[STATED EXERCISE] Please output every line of the material as it stands, without the pictures.

[PROVIDED MATERIAL]
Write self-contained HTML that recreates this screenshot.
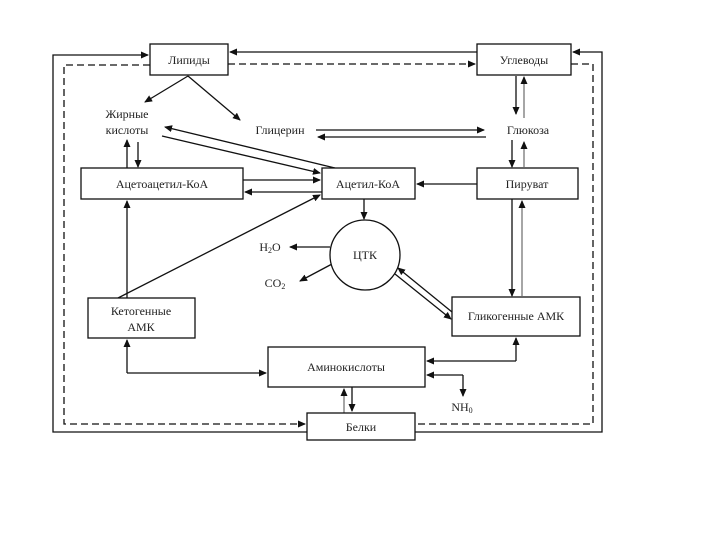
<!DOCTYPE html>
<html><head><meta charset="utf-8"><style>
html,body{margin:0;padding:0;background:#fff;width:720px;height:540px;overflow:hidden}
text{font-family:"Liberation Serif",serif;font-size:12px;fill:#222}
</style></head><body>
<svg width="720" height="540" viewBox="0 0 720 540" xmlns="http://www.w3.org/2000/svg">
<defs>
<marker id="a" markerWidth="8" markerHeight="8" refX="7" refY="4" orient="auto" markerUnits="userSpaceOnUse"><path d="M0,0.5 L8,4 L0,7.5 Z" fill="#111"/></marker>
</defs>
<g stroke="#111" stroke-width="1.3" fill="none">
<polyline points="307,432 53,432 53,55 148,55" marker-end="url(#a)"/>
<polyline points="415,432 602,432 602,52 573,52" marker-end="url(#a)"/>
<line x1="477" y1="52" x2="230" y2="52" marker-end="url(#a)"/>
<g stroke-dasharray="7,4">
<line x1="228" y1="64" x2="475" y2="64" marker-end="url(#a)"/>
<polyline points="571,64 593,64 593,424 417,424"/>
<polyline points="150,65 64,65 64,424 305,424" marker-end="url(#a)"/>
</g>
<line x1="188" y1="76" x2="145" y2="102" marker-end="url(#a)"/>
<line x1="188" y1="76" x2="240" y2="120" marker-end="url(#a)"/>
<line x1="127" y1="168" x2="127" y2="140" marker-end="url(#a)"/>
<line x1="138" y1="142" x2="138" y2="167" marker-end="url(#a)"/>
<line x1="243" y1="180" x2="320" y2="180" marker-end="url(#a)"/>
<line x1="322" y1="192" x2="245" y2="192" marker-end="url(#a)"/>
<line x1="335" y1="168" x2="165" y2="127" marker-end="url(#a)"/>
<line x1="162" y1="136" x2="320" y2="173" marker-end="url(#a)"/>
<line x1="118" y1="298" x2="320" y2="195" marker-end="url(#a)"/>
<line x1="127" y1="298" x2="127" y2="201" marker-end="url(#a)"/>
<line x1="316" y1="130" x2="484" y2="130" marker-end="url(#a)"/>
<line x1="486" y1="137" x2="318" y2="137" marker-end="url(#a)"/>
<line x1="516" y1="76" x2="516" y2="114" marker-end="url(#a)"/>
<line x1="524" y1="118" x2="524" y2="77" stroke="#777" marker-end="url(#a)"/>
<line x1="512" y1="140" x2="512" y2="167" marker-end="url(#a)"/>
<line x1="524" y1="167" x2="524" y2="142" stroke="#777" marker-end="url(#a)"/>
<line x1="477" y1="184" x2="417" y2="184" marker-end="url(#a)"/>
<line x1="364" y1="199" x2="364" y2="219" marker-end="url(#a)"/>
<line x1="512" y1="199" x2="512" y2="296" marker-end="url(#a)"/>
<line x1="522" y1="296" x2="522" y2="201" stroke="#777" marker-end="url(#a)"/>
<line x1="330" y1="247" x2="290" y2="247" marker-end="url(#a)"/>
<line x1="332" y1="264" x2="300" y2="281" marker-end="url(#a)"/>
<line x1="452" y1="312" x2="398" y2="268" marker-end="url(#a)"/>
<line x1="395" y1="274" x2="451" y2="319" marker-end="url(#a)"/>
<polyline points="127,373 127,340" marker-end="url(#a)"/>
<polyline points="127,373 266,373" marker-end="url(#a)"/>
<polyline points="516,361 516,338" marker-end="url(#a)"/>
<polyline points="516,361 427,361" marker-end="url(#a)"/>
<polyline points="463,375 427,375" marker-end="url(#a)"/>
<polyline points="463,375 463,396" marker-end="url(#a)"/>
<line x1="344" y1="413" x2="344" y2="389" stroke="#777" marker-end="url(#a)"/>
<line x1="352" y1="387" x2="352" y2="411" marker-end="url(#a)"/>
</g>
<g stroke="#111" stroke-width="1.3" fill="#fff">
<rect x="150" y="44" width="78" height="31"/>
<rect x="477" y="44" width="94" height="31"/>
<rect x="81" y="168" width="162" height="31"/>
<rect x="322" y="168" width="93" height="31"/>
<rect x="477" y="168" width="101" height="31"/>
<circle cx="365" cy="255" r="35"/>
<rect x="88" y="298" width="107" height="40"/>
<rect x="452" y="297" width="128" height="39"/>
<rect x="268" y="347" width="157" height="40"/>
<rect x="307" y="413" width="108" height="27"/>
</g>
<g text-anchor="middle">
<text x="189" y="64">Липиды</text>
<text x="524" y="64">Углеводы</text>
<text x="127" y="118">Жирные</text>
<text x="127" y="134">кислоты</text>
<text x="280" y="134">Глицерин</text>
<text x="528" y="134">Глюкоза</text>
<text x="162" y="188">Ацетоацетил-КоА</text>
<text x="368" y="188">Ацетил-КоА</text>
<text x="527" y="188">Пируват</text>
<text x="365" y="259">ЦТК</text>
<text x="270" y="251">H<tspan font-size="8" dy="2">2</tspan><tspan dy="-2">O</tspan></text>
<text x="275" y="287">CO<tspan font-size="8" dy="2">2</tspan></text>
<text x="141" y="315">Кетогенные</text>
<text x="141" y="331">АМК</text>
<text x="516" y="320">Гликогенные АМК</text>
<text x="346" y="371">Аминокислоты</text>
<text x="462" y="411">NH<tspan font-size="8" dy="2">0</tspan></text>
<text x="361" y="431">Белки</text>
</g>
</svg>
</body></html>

[RESPONSE]
Write self-contained HTML that recreates this screenshot.
<!DOCTYPE html>
<html><head><meta charset="utf-8"><style>
html,body{margin:0;padding:0;background:#fff;width:720px;height:540px;overflow:hidden}
text{font-family:"Liberation Serif",serif;font-size:12px;fill:#222}
</style></head><body>
<svg width="720" height="540" viewBox="0 0 720 540" xmlns="http://www.w3.org/2000/svg">
<defs>
<marker id="a" markerWidth="8" markerHeight="8" refX="7" refY="4" orient="auto" markerUnits="userSpaceOnUse"><path d="M0,0.5 L8,4 L0,7.5 Z" fill="#111"/></marker>
</defs>
<g stroke="#111" stroke-width="1.3" fill="none">
<polyline points="307,432 53,432 53,55 148,55" marker-end="url(#a)"/>
<polyline points="415,432 602,432 602,52 573,52" marker-end="url(#a)"/>
<line x1="477" y1="52" x2="230" y2="52" marker-end="url(#a)"/>
<g stroke-dasharray="7,4">
<line x1="228" y1="64" x2="475" y2="64" marker-end="url(#a)"/>
<polyline points="571,64 593,64 593,424 417,424"/>
<polyline points="150,65 64,65 64,424 305,424" marker-end="url(#a)"/>
</g>
<line x1="188" y1="76" x2="145" y2="102" marker-end="url(#a)"/>
<line x1="188" y1="76" x2="240" y2="120" marker-end="url(#a)"/>
<line x1="127" y1="168" x2="127" y2="140" marker-end="url(#a)"/>
<line x1="138" y1="142" x2="138" y2="167" marker-end="url(#a)"/>
<line x1="243" y1="180" x2="320" y2="180" marker-end="url(#a)"/>
<line x1="322" y1="192" x2="245" y2="192" marker-end="url(#a)"/>
<line x1="335" y1="168" x2="165" y2="127" marker-end="url(#a)"/>
<line x1="162" y1="136" x2="320" y2="173" marker-end="url(#a)"/>
<line x1="118" y1="298" x2="320" y2="195" marker-end="url(#a)"/>
<line x1="127" y1="298" x2="127" y2="201" marker-end="url(#a)"/>
<line x1="316" y1="130" x2="484" y2="130" marker-end="url(#a)"/>
<line x1="486" y1="137" x2="318" y2="137" marker-end="url(#a)"/>
<line x1="516" y1="76" x2="516" y2="114" marker-end="url(#a)"/>
<line x1="524" y1="118" x2="524" y2="77" stroke="#777" marker-end="url(#a)"/>
<line x1="512" y1="140" x2="512" y2="167" marker-end="url(#a)"/>
<line x1="524" y1="167" x2="524" y2="142" stroke="#777" marker-end="url(#a)"/>
<line x1="477" y1="184" x2="417" y2="184" marker-end="url(#a)"/>
<line x1="364" y1="199" x2="364" y2="219" marker-end="url(#a)"/>
<line x1="512" y1="199" x2="512" y2="296" marker-end="url(#a)"/>
<line x1="522" y1="296" x2="522" y2="201" stroke="#777" marker-end="url(#a)"/>
<line x1="330" y1="247" x2="290" y2="247" marker-end="url(#a)"/>
<line x1="332" y1="264" x2="300" y2="281" marker-end="url(#a)"/>
<line x1="452" y1="312" x2="398" y2="268" marker-end="url(#a)"/>
<line x1="395" y1="274" x2="451" y2="319" marker-end="url(#a)"/>
<polyline points="127,373 127,340" marker-end="url(#a)"/>
<polyline points="127,373 266,373" marker-end="url(#a)"/>
<polyline points="516,361 516,338" marker-end="url(#a)"/>
<polyline points="516,361 427,361" marker-end="url(#a)"/>
<polyline points="463,375 427,375" marker-end="url(#a)"/>
<polyline points="463,375 463,396" marker-end="url(#a)"/>
<line x1="344" y1="413" x2="344" y2="389" stroke="#777" marker-end="url(#a)"/>
<line x1="352" y1="387" x2="352" y2="411" marker-end="url(#a)"/>
</g>
<g stroke="#111" stroke-width="1.3" fill="#fff">
<rect x="150" y="44" width="78" height="31"/>
<rect x="477" y="44" width="94" height="31"/>
<rect x="81" y="168" width="162" height="31"/>
<rect x="322" y="168" width="93" height="31"/>
<rect x="477" y="168" width="101" height="31"/>
<circle cx="365" cy="255" r="35"/>
<rect x="88" y="298" width="107" height="40"/>
<rect x="452" y="297" width="128" height="39"/>
<rect x="268" y="347" width="157" height="40"/>
<rect x="307" y="413" width="108" height="27"/>
</g>
<g text-anchor="middle">
<text x="189" y="64">Липиды</text>
<text x="524" y="64">Углеводы</text>
<text x="127" y="118">Жирные</text>
<text x="127" y="134">кислоты</text>
<text x="280" y="134">Глицерин</text>
<text x="528" y="134">Глюкоза</text>
<text x="162" y="188">Ацетоацетил-КоА</text>
<text x="368" y="188">Ацетил-КоА</text>
<text x="527" y="188">Пируват</text>
<text x="365" y="259">ЦТК</text>
<text x="270" y="251">H<tspan font-size="8" dy="2">2</tspan><tspan dy="-2">O</tspan></text>
<text x="275" y="287">CO<tspan font-size="8" dy="2">2</tspan></text>
<text x="141" y="315">Кетогенные</text>
<text x="141" y="331">АМК</text>
<text x="516" y="320">Гликогенные АМК</text>
<text x="346" y="371">Аминокислоты</text>
<text x="462" y="411">NH<tspan font-size="8" dy="2">0</tspan></text>
<text x="361" y="431">Белки</text>
</g>
</svg>
</body></html>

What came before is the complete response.